As uvas foram recolhidas em 15 dias, dentro de um período total de 25 dias, desde 20 de abril até 14 de maio.
O rendimento foi muito baixo, e deram taninos redondos e precisos sabores de fruta.”

Safra 2009: 73% CS, 22% Carmenere, 4% CF, 1% Merlot. 18 meses em barricas.

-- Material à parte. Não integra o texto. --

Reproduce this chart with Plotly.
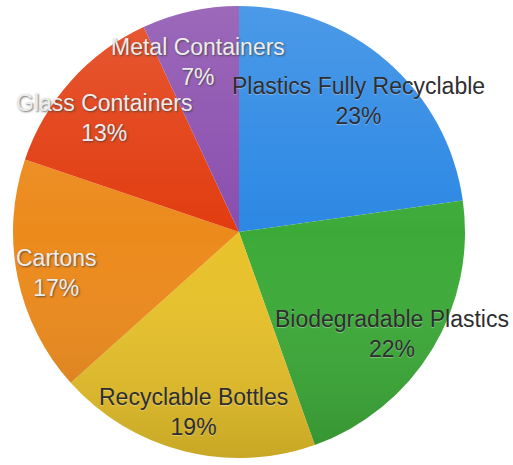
import base64
import plotly.graph_objects as go

# Share of collected recyclables by category (clockwise from 12 o'clock)
categories = ["Plastics Fully Recyclable", "Biodegradable Plastics", "Recyclable Bottles",
              "Cartons", "Glass Containers", "Metal Containers"]
shares = [23, 22, 19, 17, 13, 7]
colors = ["#2c88e4", "#3caa38", "#e8c22a", "#ec8a1c", "#e23c10", "#8a4eae"]

# label styling: dark text on light slices, light text on darker slices
label_dark = [True, True, True, False, False, False]
label_xy = [(358, 101), (392, 334), (193, 412), (56, 273), (104, 118), (198, 62)]

W, H = 513, 465
cx, cy, r = 239, 232, 226

fig = go.Figure(go.Pie(
    labels=categories,
    values=shares,
    sort=False,
    direction="clockwise",
    rotation=0,
    marker=dict(colors=colors, line=dict(width=0)),
    textinfo="none",
    hoverinfo="label+percent",
    showlegend=False,
    domain=dict(x=[(cx - r) / W, (cx + r) / W],
                y=[(H - cy - r) / H, (H - cy + r) / H]),
))

# soft vertical shading over the disc: lighter at the top, deeper at the bottom
shade_svg = (
    '<svg xmlns="http://www.w3.org/2000/svg" width="200" height="200" viewBox="0 0 200 200">'
    '<defs><linearGradient id="g" x1="0" y1="0" x2="0" y2="1">'
    '<stop offset="0" stop-color="#ffffff" stop-opacity="0.15"/>'
    '<stop offset="0.5" stop-color="#ffffff" stop-opacity="0"/>'
    '<stop offset="1" stop-color="#000000" stop-opacity="0.14"/>'
    '</linearGradient></defs>'
    '<circle cx="100" cy="100" r="100" fill="url(#g)"/></svg>'
)
fig.add_layout_image(
    source="data:image/svg+xml;base64," + base64.b64encode(shade_svg.encode()).decode(),
    xref="paper", yref="paper",
    x=(cx - r) / W, y=1 - (cy - r) / H,
    sizex=2 * r / W, sizey=2 * r / H,
    xanchor="left", yanchor="top",
    sizing="stretch", layer="above",
)

for name, val, dark, (px, py) in zip(categories, shares, label_dark, label_xy):
    fig.add_annotation(
        x=px / W, y=1 - py / H, xref="paper", yref="paper",
        text=f"{name}<br>{val}%",
        showarrow=False, align="center",
        xanchor="center", yanchor="middle",
        font=dict(family="Liberation Sans", size=23,
                  color="#2e2e2e" if dark else "#ececec",
                  shadow=("0px 1px 1px rgba(255,255,255,0.35)" if dark
                          else "1px 1px 2px rgba(60,60,60,0.75)")),
    )

fig.update_layout(
    width=W, height=H,
    margin=dict(l=0, r=0, t=0, b=0),
    paper_bgcolor="white", plot_bgcolor="white",
)

fig.write_html("out.html")
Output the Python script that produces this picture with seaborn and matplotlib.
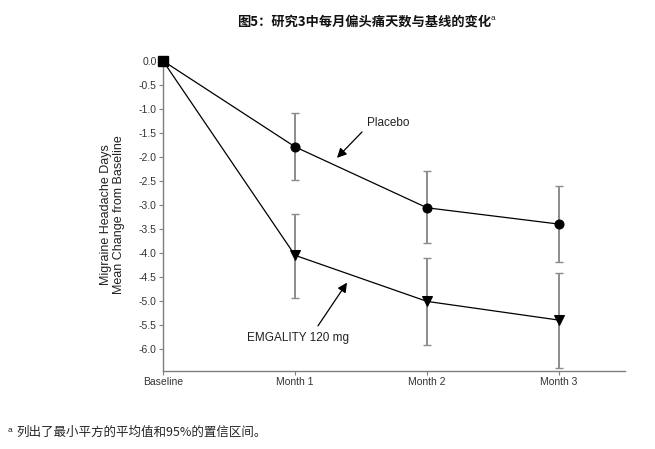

“A colheita de 2009 corresponde a um ano particularmente generoso, marcado por um nível normal de chuvas invernais, uma primavera favorável, um número de cachos maior do que o normal, um florescimento e um coalho perfeitos, um verão quente e seco, e finalmente uma grande qualidade de fruta madura, saudável e suculenta, de taninos notavelmente suaves.
Um trabalho importante de poda de uvas foi realizado nas plantas para reduzir o rendimento das videiras mais novas, enquanto as videiras antigas com mais de 30 anos produziram naturalmente muito poucas frutas (21 hl/ha).
2009 corresponde também a um ano precoce, de brotação à colheita, com um processo de amadurecimento mais rápido e antes do normal. A colheita começou com o Merlot no dia 26 de março e terminou com o Carménère no dia 20 de maio. O Cabernet Sauvignon de Puente Alto foi colhido entre os dias 15 de abril e 15 de maio, e o Carménère de Peumo, entre 11 e 16 de maio.”

Safra 2010: 61% CS, 29% Carmenere, 9% CF, 1% Petit Verdot. 17 meses em barricas.

O ano foi marcado por uma primavera fria, que originou características importantes no Cabernet Sauvignon, resultando finalmente numa colheita de baixos rendimentos, com cachos pequenos e poucas frutas por cacho.

A colheita se caracterizou também por um lento desenvolvimento vegetal, 10 a 15 dias depois do normal, e terminou com um processo de amadurecimento extraordinariamente tardio. Até o fim de abril, somente 9% das uvas estavam colhidas, comparados com um 40% do mesmo período no ano de 2009. A colheita se iniciou dez dias depois do habitual, em 5 de abril, com o Merlot, e finalizou dia 25 de maio com o último Carménère. As uvas de Cabernet Sauvignon foram colhidas entre os dias 26 de abril e 20 de maio.

Sem dúvida, 2010 foi marcado pelo grande terremoto que afetou toda a região Centro-Sul do Chile no dia 27 de fevereiro. A adega e os vinhedos não sofreram danos. No entanto, as vinícolas tiveram menos irrigação durante as duas primeiras semanas de março e o clima ficou mais fresco depois do terremoto.

Todas estas peculiares condições favoreceram uma extraordinária qualidade de uvas, uma fruta madura e doce, e por sua vez, com um grande nível de acidez, elegância e pureza.”